**Written request**
Line by line, repeat the data below exactly, beginning at the first line and ending at the line with "bands = [(2, 4), (6, 8)]". Omit pictures.
[Start Data rows]
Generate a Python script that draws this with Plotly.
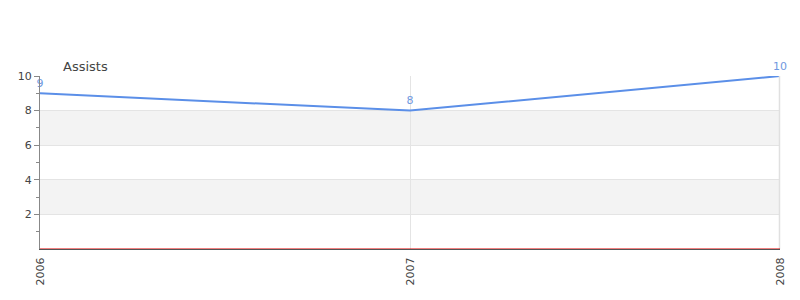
import plotly.graph_objects as go

years = [2006, 2007, 2008]
assists = [9, 8, 10]
x_tick_labels = ["2006", "2007", "2008"]
y_tick_vals = [2, 4, 6, 8, 10]
bands = [(2, 4), (6, 8)]

fig = go.Figure()
fig.add_trace(go.Scatter(
    x=years, y=assists, mode="lines+markers+text",
    text=[str(v) for v in assists], textposition="top center",
    textfont=dict(family="DejaVu Sans", size=11, color="#6f98e0"),
    line=dict(color="#5b8fe8", width=2),
    marker=dict(size=4, color="rgba(0,0,0,0)"),
    cliponaxis=False, hoverinfo="x+y",
))

shapes = []
for lo, hi in bands:
    shapes.append(dict(type="rect", xref="paper", yref="y", x0=0, x1=1, y0=lo, y1=hi,
                       fillcolor="#f3f3f3", line=dict(width=0), layer="below"))
shapes.append(dict(type="line", xref="paper", yref="paper", x0=0.9993, x1=0.9993, y0=0, y1=1,
                   line=dict(color="#e0e0e0", width=1.5), layer="above"))
shapes.append(dict(type="line", xref="paper", yref="y", x0=0, x1=1, y0=0, y1=0,
                   line=dict(color="#e00000", width=1), layer="above"))

fig.update_layout(
    width=800, height=300,
    margin=dict(l=40, r=20, t=76, b=51),
    paper_bgcolor="white", plot_bgcolor="white",
    showlegend=False,
    shapes=shapes,
    font=dict(family="DejaVu Sans", size=11, color="#444"),
    annotations=[dict(text="Assists", xref="paper", yref="paper", x=0.028, y=1.0,
                      xanchor="left", yanchor="bottom", yshift=0, showarrow=False,
                      font=dict(family="DejaVu Sans", size=13, color="#444"))],
    xaxis=dict(range=[2006, 2008], tickvals=years, ticktext=x_tick_labels,
               tickangle=-90, showgrid=True, gridcolor="#e4e4e4", zeroline=False,
               showline=True, linecolor="#555", linewidth=1, mirror=False,
               ticks="outside", ticklen=3, tickcolor="rgba(0,0,0,0)",
               tickfont=dict(size=11, color="#444"), fixedrange=True),
    yaxis=dict(range=[0, 10], tickvals=y_tick_vals, showgrid=True, gridcolor="#e4e4e4",
               zeroline=False, showline=True, linecolor="#888", linewidth=1,
               ticks="outside", ticklen=5, tickcolor="#888",
               minor=dict(tickvals=[1, 3, 5, 7, 9], ticks="outside", ticklen=3, tickcolor="#888", showgrid=False),
               tickfont=dict(size=11, color="#444"), fixedrange=True),
)

fig.write_html("out.html")
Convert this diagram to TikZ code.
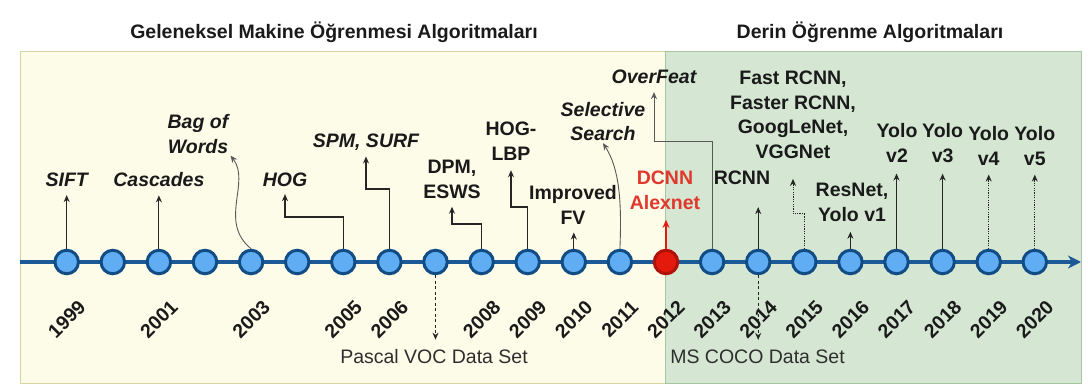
\documentclass[tikz,border=0pt]{standalone}
\usepackage{fontspec}
\setmainfont{Liberation Sans}
\usetikzlibrary{arrows.meta}
\definecolor{panelY}{HTML}{FDFCE8}
\definecolor{panelYb}{HTML}{D8D5A5}
\definecolor{panelG}{HTML}{D5E7D3}
\definecolor{panelGb}{HTML}{A8C5A3}
\definecolor{tline}{HTML}{1B5A96}
\definecolor{cfill}{HTML}{60ADF3}
\definecolor{cdraw}{HTML}{114C84}
\definecolor{rfill}{HTML}{E31A0C}
\definecolor{rdraw}{HTML}{B01208}
\definecolor{rtext}{HTML}{E0382D}
\definecolor{txt}{HTML}{1A1A1A}
\definecolor{gtxt}{HTML}{2E2E2E}
\begin{document}
\begin{tikzpicture}[x=1pt,y=-1pt,
  ttl/.style={font=\fontsize{19.5}{24.5}\selectfont\bfseries, text=txt, inner sep=2pt},
  lbl/.style={font=\fontsize{19.5}{24.5}\selectfont\bfseries, align=center, inner sep=2pt, text=txt},
  ilbl/.style={lbl, font=\fontsize{19.5}{24.5}\selectfont\bfseries\itshape},
  ds/.style={font=\fontsize{19.5}{24.5}\selectfont, inner sep=2pt, text=gtxt},
  yr/.style={font=\fontsize{19.5}{21}\selectfont\bfseries, rotate=45, inner sep=0pt, text=txt},
  dot/.style={circle, minimum size=23.5pt, inner sep=0pt, line width=3pt, draw=cdraw, fill=cfill},
  rdot/.style={dot, draw=rdraw, fill=rfill},
  arr/.style={-{Stealth[length=7pt,width=6pt]}, line width=1.1pt, draw=black!85},
  garr/.style={arr, draw=black!65, line width=0.9pt},
  dotarr/.style={arr, dash pattern=on 1.2pt off 1.2pt, line width=1pt},
  dasharr/.style={arr, dash pattern=on 3pt off 2.5pt, line width=1pt},
  rarr/.style={-{Stealth[length=8pt,width=7pt]}, line width=2pt, draw=rfill},
  tl/.style={-{Stealth[length=13pt,width=13pt,inset=4pt]}, line width=4.5pt, draw=tline}
]
\useasboundingbox (0,0) rectangle (1088,385);
\fill[white] (0,0) rectangle (1088,385);
% panels
\draw[fill=panelY, draw=panelYb, line width=1pt] (20,52) rectangle (665,383);
\draw[fill=panelG, draw=panelGb, line width=1pt] (665,52) rectangle (1081,383);
% titles
\node[ttl] (t1) at (334,32) {Geleneksel Makine Öğrenmesi Algoritmaları};
\node[ttl] (t2) at (870,32) {Derin Öğrenme Algoritmaları};
% timeline
\coordinate (tls) at (20,262);
\coordinate (tle) at (1081,262);
\draw[tl] (tls) -- (tle);
% circles
\foreach \yr/\x in {1999/66.7, 2000/112.8, 2001/158.9, 2002/205.0, 2003/251.1, 2004/297.2,
  2005/343.3, 2006/389.4, 2007/435.5, 2008/481.6, 2009/527.7, 2010/573.8, 2011/619.9,
  2013/712.1, 2014/758.2, 2015/804.3, 2016/850.4, 2017/896.5, 2018/942.6, 2019/988.7, 2020/1034.8}
  \node[dot] (c\yr) at (\x,262) {};
\node[rdot] (c2012) at (666.0,262) {};
% year labels
\foreach \yr/\x in {1999/66.7, 2001/158.9, 2003/251.1, 2005/343.3, 2006/389.4, 2008/481.6,
  2009/527.7, 2010/573.8, 2011/619.9, 2012/666.0, 2013/712.1, 2014/758.2, 2015/804.3,
  2016/850.4, 2017/896.5, 2018/942.6, 2019/988.7, 2020/1034.8}
  \node[yr] (y\yr) at (\x,319) {\yr};
% labels
\node[ilbl] (sift) at (66.7,180) {SIFT};
\node[ilbl] (casc) at (158.9,180) {Cascades};
\node[ilbl] (bow) at (198,134) {Bag of\\Words};
\node[ilbl] (hog) at (285,180) {HOG};
\node[ilbl] (spm) at (366,142) {SPM, SURF};
\node[lbl] (dpm) at (452,179.5) {DPM,\\ESWS};
\node[lbl] (hoglbp) at (511,141) {HOG-\\LBP};
\node[lbl] (ifv) at (573,205) {Improved\\FV};
\node[ilbl] (sels) at (603,121.5) {Selective\\Search};
\node[ilbl] (ovf) at (654,77) {OverFeat};
\node[lbl, text=rtext] (dcnn) at (665,190.5) {DCNN\\Alexnet};
\node[lbl] (rcnn) at (742,178) {RCNN};
\node[lbl] (frc) at (793,115) {Fast RCNN,\\Faster RCNN,\\GoogLeNet,\\VGGNet};
\node[lbl] (res) at (852,202.5) {ResNet,\\Yolo v1};
\node[lbl] (yv2) at (897,143) {Yolo\\v2};
\node[lbl] (yv3) at (942.6,143) {Yolo\\v3};
\node[lbl] (yv4) at (988.7,146) {Yolo\\v4};
\node[lbl] (yv5) at (1034.8,146) {Yolo\\v5};
\node[ds] (pvoc) at (434,357) {Pascal VOC Data Set};
\node[ds] (coco) at (757.5,357) {MS COCO Data Set};
% connectors
\draw[arr, shorten >=6pt] (c1999.north) -- (c1999.north |- sift.south);
\draw[arr, shorten >=6pt] (c2001.north) -- (c2001.north |- casc.south);
\draw[garr] (c2003.north) .. controls (218,222) and (251,182) .. (bow.south east);
\draw[arr, shorten >=5pt] (c2005.north) -- (c2005.north |- 0,217) -| (hog.south);
\draw[arr, shorten >=4pt] (c2006.north) -- (c2006.north |- 0,189) -| (spm.south);
\draw[arr, shorten >=6pt] (c2008.north) -- (c2008.north |- 0,224) -| (dpm.south);
\draw[arr, shorten >=8pt] (c2009.north) -- (c2009.north |- 0,207) -| (hoglbp.south);
\draw[arr, shorten >=6pt] (c2010.north) -- (c2010.north |- ifv.south);
\draw[garr] (c2011.north) .. controls (622,200) and (619,168) .. (sels.south);
\draw[garr, shorten >=6pt] (c2013.north) -- (c2013.north |- 0,141) -| (ovf.south);
\draw[rarr, shorten >=8pt] (c2012.north) -- (c2012.north |- dcnn.south);
\draw[arr, shorten >=20pt] (c2014.north) -- (c2014.north |- rcnn.south);
\draw[dotarr, shorten >=18pt] (c2015.north) -- (c2015.north |- 0,214) -| (frc.south);
\draw[arr, shorten >=8pt] (c2016.north) -- (c2016.north |- res.south);
\draw[arr, shorten >=9pt] (c2017.north) -- (c2017.north |- yv2.south);
\draw[arr, shorten >=9pt] (c2018.north) -- (c2018.north |- yv3.south);
\draw[dotarr, shorten >=7pt] (c2019.north) -- (c2019.north |- yv4.south);
\draw[dotarr, shorten >=7pt] (c2020.north) -- (c2020.north |- yv5.south);
\draw[dasharr, shorten >=8pt] (c2007.south) -- (c2007.south |- pvoc.north);
\draw[dasharr, shorten >=8pt] (c2014.south) -- (c2014.south |- coco.north);
\end{tikzpicture}
\end{document}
[End Data rows]
**Response to this exercise**
Generate a Python script that draws this with Plotly.
import plotly.graph_objects as go

years = [2006, 2007, 2008]
assists = [9, 8, 10]
x_tick_labels = ["2006", "2007", "2008"]
y_tick_vals = [2, 4, 6, 8, 10]
bands = [(2, 4), (6, 8)]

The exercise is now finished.